→ Records supplied

==*==

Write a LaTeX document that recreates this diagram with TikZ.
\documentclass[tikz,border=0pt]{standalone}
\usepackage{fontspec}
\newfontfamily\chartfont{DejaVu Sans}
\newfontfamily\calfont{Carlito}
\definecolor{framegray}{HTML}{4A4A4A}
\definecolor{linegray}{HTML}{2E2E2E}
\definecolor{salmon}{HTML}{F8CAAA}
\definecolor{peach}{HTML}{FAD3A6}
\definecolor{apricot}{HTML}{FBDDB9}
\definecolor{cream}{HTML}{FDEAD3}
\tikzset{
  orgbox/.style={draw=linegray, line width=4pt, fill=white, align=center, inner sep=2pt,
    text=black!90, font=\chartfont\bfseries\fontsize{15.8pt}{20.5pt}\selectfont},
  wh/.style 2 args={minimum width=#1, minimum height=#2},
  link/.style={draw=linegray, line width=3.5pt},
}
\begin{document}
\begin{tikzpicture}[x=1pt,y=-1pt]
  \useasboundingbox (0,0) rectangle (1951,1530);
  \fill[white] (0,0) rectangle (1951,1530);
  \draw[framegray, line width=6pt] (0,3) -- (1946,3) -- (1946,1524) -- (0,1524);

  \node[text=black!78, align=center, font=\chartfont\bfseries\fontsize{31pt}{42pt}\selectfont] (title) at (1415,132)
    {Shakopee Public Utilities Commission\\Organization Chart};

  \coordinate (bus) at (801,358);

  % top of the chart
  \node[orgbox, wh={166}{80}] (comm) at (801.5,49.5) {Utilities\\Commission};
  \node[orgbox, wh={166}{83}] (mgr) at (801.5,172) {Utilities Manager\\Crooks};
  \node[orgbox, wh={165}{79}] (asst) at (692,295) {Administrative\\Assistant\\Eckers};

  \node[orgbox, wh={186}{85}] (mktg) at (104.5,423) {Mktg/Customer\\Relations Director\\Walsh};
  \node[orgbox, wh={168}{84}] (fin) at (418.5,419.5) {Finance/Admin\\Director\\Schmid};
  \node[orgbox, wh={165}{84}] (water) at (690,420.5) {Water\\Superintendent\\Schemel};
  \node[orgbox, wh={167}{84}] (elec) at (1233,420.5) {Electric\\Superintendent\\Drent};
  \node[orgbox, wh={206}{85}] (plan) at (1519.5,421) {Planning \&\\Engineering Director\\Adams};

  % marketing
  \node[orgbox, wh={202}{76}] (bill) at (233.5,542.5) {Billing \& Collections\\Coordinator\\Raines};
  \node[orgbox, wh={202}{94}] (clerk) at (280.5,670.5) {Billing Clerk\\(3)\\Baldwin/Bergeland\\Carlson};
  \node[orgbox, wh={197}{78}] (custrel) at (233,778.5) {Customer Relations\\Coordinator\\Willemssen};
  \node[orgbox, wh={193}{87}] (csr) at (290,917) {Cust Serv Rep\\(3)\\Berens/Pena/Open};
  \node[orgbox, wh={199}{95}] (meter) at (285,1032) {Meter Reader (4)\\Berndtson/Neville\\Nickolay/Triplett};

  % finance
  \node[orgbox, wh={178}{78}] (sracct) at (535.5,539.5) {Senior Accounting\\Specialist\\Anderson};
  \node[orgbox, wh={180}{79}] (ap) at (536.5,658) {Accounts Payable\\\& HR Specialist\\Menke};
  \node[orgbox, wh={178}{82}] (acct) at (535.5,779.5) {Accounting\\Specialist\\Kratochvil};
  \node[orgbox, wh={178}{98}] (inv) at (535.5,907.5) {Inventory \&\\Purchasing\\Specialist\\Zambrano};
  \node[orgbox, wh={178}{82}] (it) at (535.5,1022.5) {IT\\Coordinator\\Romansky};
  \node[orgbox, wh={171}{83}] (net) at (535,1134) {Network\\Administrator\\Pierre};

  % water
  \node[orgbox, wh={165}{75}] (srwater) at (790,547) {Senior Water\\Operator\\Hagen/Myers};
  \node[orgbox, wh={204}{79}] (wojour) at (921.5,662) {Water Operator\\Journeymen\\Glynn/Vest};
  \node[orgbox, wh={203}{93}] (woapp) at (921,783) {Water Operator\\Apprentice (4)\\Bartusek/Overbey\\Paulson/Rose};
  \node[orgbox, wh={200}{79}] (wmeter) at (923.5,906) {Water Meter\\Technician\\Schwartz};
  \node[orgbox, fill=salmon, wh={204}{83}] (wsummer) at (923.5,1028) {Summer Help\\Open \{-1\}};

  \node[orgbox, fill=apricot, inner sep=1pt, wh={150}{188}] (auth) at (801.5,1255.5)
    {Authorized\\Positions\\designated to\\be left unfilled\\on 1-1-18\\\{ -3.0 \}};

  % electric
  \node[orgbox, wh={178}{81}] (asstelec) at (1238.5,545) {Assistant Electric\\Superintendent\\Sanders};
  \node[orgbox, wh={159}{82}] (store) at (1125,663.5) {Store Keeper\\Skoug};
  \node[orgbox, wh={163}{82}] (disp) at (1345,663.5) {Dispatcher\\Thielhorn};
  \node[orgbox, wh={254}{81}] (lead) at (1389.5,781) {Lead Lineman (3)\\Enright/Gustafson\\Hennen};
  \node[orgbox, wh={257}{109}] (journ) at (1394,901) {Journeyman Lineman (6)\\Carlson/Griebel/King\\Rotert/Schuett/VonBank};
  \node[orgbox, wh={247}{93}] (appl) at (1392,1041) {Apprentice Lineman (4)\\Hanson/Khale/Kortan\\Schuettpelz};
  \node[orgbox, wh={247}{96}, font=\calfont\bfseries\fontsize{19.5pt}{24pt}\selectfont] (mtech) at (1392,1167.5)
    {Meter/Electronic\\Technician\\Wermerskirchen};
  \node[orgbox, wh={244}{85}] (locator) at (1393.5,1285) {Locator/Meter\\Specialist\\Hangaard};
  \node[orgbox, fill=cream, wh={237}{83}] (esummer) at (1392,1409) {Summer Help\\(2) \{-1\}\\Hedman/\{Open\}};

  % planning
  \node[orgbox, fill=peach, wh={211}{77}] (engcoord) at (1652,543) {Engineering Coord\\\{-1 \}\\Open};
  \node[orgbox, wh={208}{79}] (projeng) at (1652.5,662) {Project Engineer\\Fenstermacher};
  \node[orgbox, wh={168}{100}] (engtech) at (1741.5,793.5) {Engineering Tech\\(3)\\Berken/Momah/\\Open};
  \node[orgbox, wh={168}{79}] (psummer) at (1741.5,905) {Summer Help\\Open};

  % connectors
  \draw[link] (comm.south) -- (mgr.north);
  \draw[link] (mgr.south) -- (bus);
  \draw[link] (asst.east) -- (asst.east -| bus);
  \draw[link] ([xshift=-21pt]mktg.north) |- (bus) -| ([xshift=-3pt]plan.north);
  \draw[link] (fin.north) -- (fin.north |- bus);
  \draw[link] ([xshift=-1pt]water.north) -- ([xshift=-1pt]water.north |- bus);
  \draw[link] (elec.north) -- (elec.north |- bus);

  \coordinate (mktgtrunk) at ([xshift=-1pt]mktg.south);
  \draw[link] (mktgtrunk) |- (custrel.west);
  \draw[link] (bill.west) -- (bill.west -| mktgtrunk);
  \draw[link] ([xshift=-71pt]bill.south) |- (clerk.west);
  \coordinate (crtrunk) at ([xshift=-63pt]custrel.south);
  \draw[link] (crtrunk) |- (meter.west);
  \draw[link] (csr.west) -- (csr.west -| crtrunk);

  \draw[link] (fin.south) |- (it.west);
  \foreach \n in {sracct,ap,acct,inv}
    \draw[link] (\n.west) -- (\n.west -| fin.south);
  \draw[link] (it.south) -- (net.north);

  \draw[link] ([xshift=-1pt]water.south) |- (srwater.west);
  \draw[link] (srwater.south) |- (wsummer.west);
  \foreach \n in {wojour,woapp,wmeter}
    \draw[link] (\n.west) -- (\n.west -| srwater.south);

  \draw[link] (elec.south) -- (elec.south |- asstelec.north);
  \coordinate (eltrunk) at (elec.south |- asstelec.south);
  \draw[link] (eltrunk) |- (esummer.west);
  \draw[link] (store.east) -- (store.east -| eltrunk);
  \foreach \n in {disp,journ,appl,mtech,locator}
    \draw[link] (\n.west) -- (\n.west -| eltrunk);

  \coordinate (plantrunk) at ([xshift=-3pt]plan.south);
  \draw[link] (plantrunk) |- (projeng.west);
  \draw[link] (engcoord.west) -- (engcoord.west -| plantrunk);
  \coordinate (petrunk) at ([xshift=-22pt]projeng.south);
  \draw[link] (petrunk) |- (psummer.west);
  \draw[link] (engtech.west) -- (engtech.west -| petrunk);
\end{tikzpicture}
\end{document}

==*==

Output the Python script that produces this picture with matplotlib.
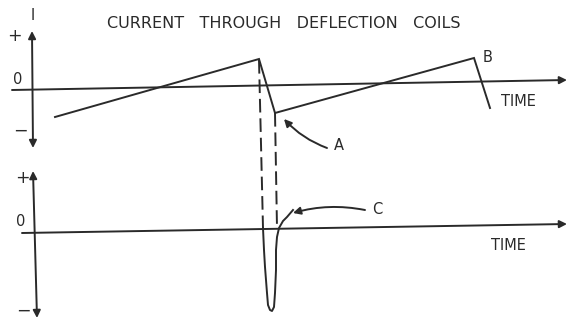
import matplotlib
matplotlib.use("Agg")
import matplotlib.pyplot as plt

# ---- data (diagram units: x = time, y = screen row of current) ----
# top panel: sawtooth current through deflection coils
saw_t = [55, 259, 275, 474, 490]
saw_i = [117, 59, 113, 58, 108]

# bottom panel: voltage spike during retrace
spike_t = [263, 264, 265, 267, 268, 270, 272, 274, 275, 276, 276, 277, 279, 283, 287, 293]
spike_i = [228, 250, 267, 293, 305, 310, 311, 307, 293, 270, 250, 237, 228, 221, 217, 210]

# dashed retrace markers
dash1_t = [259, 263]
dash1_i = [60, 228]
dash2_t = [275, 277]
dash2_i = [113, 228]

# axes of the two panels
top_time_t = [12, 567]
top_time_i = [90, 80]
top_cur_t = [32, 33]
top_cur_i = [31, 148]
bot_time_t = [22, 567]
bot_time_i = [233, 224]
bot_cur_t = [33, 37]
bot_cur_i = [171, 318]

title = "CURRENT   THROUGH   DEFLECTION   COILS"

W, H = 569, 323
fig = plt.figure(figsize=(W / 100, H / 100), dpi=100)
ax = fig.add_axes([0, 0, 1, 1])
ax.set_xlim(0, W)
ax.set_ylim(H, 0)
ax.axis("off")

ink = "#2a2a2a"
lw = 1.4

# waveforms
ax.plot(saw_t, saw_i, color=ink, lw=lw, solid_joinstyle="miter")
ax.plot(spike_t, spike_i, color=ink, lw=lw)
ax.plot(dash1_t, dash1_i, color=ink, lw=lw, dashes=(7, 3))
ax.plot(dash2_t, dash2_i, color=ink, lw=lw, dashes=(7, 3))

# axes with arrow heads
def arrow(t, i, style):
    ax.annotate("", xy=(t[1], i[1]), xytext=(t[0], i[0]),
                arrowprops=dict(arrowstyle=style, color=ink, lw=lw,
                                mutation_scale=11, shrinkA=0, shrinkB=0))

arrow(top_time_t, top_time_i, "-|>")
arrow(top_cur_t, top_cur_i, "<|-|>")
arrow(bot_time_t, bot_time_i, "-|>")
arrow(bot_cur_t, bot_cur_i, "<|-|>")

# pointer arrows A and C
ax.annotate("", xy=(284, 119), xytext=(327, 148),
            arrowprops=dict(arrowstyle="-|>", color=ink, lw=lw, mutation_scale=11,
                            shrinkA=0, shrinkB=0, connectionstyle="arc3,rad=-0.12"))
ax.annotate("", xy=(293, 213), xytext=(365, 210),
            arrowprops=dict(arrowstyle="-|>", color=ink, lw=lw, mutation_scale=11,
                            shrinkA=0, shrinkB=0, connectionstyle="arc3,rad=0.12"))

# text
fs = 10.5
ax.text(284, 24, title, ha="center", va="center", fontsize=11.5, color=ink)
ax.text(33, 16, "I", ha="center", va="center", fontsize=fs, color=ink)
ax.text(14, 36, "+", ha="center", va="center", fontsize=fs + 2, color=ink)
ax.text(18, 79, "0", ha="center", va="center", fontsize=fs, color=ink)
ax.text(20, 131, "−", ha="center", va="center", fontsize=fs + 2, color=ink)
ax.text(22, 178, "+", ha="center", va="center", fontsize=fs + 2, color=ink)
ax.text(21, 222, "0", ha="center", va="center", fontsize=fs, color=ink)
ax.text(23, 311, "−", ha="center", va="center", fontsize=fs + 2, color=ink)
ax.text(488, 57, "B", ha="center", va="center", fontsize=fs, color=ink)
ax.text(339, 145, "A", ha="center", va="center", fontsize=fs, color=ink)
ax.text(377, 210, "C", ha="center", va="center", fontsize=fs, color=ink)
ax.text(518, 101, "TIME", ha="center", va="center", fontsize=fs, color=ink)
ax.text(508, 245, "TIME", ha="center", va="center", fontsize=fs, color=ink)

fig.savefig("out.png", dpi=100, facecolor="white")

==*==

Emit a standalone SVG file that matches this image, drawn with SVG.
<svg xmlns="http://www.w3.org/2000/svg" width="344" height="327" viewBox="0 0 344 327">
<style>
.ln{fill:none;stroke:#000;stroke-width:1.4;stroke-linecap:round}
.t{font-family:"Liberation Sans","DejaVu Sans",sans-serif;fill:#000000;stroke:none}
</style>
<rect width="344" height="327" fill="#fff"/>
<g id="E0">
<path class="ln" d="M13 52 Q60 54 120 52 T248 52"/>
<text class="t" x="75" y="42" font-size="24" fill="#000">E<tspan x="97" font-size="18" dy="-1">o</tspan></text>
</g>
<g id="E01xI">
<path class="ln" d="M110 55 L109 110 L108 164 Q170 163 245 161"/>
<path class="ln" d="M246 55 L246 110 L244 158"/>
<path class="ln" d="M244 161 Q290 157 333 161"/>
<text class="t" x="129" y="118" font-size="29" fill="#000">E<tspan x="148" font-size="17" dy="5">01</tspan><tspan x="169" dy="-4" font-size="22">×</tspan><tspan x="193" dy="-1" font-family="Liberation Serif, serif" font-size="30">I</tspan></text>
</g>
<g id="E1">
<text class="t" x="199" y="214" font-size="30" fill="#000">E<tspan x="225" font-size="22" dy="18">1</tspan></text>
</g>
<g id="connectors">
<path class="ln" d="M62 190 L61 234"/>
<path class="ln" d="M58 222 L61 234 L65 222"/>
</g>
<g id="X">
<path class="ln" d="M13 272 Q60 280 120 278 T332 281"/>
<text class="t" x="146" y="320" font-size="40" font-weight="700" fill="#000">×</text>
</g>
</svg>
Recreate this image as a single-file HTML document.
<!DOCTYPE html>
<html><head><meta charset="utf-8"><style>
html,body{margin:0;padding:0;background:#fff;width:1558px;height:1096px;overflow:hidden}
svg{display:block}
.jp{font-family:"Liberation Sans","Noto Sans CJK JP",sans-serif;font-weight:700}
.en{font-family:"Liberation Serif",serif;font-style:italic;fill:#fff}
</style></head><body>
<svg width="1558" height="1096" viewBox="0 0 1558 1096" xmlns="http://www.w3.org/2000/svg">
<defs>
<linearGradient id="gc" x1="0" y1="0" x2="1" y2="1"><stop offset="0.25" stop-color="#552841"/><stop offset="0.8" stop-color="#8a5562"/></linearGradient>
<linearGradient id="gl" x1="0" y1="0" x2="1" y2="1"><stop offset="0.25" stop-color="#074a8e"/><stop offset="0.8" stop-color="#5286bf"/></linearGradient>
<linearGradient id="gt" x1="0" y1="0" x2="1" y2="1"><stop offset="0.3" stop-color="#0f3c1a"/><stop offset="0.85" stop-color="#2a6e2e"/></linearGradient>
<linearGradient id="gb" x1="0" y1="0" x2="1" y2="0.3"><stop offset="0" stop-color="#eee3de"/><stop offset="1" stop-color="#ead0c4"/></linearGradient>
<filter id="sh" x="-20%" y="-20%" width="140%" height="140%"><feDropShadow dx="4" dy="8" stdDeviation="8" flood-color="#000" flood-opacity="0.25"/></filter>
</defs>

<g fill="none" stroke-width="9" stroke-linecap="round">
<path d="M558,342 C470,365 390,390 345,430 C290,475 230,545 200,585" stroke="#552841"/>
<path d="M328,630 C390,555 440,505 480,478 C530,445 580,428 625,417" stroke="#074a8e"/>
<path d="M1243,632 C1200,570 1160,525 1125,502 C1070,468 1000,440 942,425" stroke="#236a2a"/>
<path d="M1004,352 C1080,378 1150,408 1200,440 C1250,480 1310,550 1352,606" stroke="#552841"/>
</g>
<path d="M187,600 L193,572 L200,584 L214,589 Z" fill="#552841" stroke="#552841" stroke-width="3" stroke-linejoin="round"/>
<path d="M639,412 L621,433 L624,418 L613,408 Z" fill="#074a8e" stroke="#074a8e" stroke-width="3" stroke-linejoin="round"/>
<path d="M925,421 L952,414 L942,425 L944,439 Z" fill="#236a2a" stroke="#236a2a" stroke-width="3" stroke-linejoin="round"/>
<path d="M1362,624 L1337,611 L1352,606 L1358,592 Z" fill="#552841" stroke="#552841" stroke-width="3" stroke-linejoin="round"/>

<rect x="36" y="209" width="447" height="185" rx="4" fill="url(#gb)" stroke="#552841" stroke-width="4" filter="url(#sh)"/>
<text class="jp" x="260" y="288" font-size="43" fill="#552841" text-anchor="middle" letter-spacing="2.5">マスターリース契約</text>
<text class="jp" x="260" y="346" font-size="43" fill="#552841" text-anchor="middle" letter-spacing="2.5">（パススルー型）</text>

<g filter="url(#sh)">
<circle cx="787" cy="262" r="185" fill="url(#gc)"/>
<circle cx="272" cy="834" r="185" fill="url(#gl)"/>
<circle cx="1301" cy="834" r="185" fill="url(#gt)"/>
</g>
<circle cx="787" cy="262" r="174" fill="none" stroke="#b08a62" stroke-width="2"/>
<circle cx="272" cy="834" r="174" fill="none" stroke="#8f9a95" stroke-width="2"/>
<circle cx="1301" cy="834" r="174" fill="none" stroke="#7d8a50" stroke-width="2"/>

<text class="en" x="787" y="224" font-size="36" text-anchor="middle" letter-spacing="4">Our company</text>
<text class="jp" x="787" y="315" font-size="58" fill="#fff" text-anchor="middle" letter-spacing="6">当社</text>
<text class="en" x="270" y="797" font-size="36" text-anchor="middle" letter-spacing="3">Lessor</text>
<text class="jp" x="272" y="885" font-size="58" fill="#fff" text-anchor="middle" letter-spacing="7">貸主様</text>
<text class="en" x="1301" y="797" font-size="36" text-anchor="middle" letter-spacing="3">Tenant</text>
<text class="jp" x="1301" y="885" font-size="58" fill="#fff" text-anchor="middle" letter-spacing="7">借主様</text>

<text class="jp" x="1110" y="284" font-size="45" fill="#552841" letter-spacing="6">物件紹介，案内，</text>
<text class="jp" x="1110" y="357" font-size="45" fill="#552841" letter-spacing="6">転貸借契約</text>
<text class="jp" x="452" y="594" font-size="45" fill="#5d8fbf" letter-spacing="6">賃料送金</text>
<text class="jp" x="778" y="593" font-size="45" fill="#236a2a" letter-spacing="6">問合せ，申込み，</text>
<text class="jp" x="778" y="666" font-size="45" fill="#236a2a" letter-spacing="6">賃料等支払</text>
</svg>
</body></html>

==*==

→ Your instructions
Above are some entries. Restate word for word the lines from the one holding "Output the Python" through the one holding "import matplotlib.pyplot as plt", but not the pictures.

→ Answer to this problem
Output the Python script that produces this picture with matplotlib.
import matplotlib
matplotlib.use("Agg")
import matplotlib.pyplot as plt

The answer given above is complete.